The second thing that came to the author’s mind was a quote from a Russian cartoon, “This picture is useful: it covers a hole in the wall,” and he draws attention to two events that paralleled Kirby’s statement.
The first event is that on January 19, 2023, the day before Kirby’s statement, the Pentagon asked United States Forces Korea (USFK) to provide some of its equipment in support of Ukraine, stressing that its security operations on the Korean Peninsula would not be “affected in any way” by this move. USFK spokesman Col. Isaac Taylor said, “The Department of Defense continues to provide military assistance from its reserves in support of Ukraine. US forces in Korea have been asked to support this effort by providing some of their equipment… This does not affect our operations or our ability to fulfill our ironclad commitment to protect our ally, the Republic of Korea. There should be no doubt that we are ready to fight tonight as well”.
Taylor did not specify, however, what equipment, or in what quantity, would be delivered for use in Ukraine. The ROK Department of Defense also declined to comment on the issue.
The New York Times had previously reported that the US Department of Defense had drawn on US artillery stockpiles in South Korea and Israel because of Ukraine’s urgent need for munitions assistance.
USDOD deputy spokeswoman Sabrina Singh clarified this information, pointing out that the withdrawal of munitions and military equipment from US depots in South Korea and other countries in support of Ukraine had no impact on US defense capabilities and had little to do with reducing domestic stockpiles. It has also come to light that the US is in talks with Korean military contractors to replenish empty depots.
To the author, this information indicates two important things.
First, despite the loud declarations about the danger of the North Korean threat and the need to give money to counter it, it appears that the US does not in fact particularly believe that the North will attack the South in the relatively near future. Otherwise, they would not have moved an arsenal to Ukraine from a place where these munitions could be urgently needed.
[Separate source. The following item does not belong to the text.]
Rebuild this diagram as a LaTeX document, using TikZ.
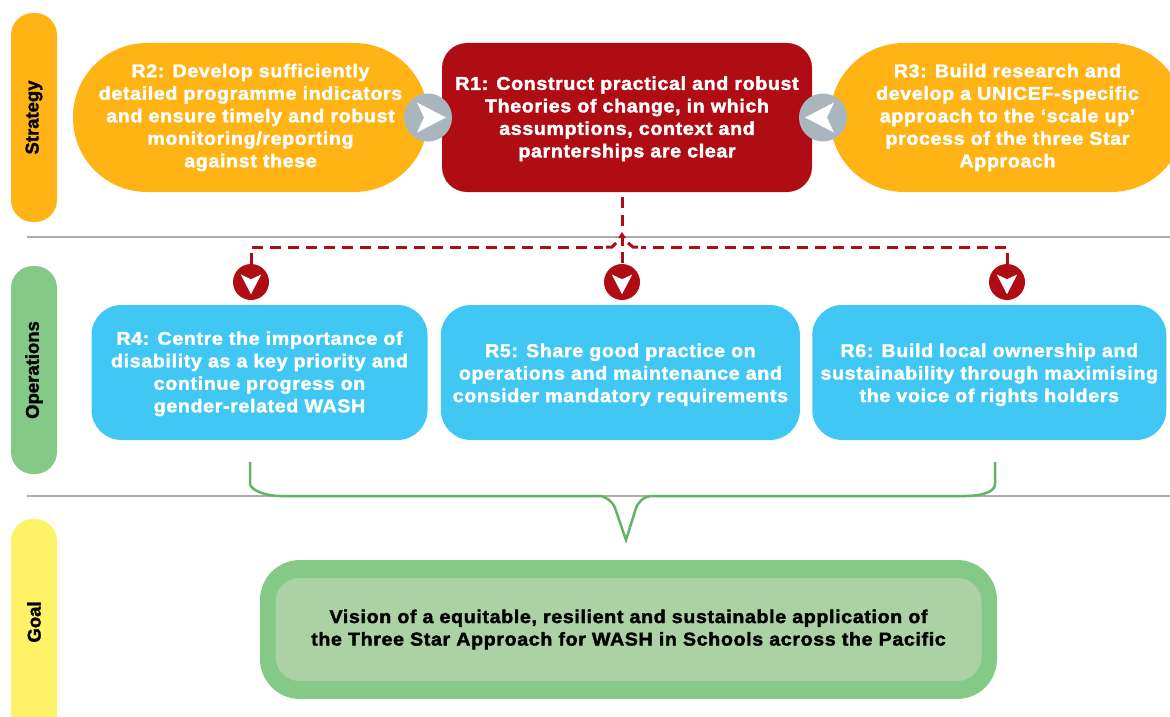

Second, the fact that ammunition is being sent from Korea means that the arsenal of democracy is not bottomless and is slowly running out. Weapons and ammunition even need to be withdrawn from long-term storage. As we noted in one of our articles, it appears that their talk of Moscow’s “ammunition shortage” is masking their own ammunition scarcity, which is not so much affecting Russia as it is Ukraine and its allies.
Combined with a number of other news items, this suggests that the Europeans are growing weary of the conflict and increasingly reluctant to hand over new arms tranches to Kiev. This is a rather important sign, suggesting that in a certain situation Kiev will come to understand that for all the need to “defend democracy,” it has to do it alone.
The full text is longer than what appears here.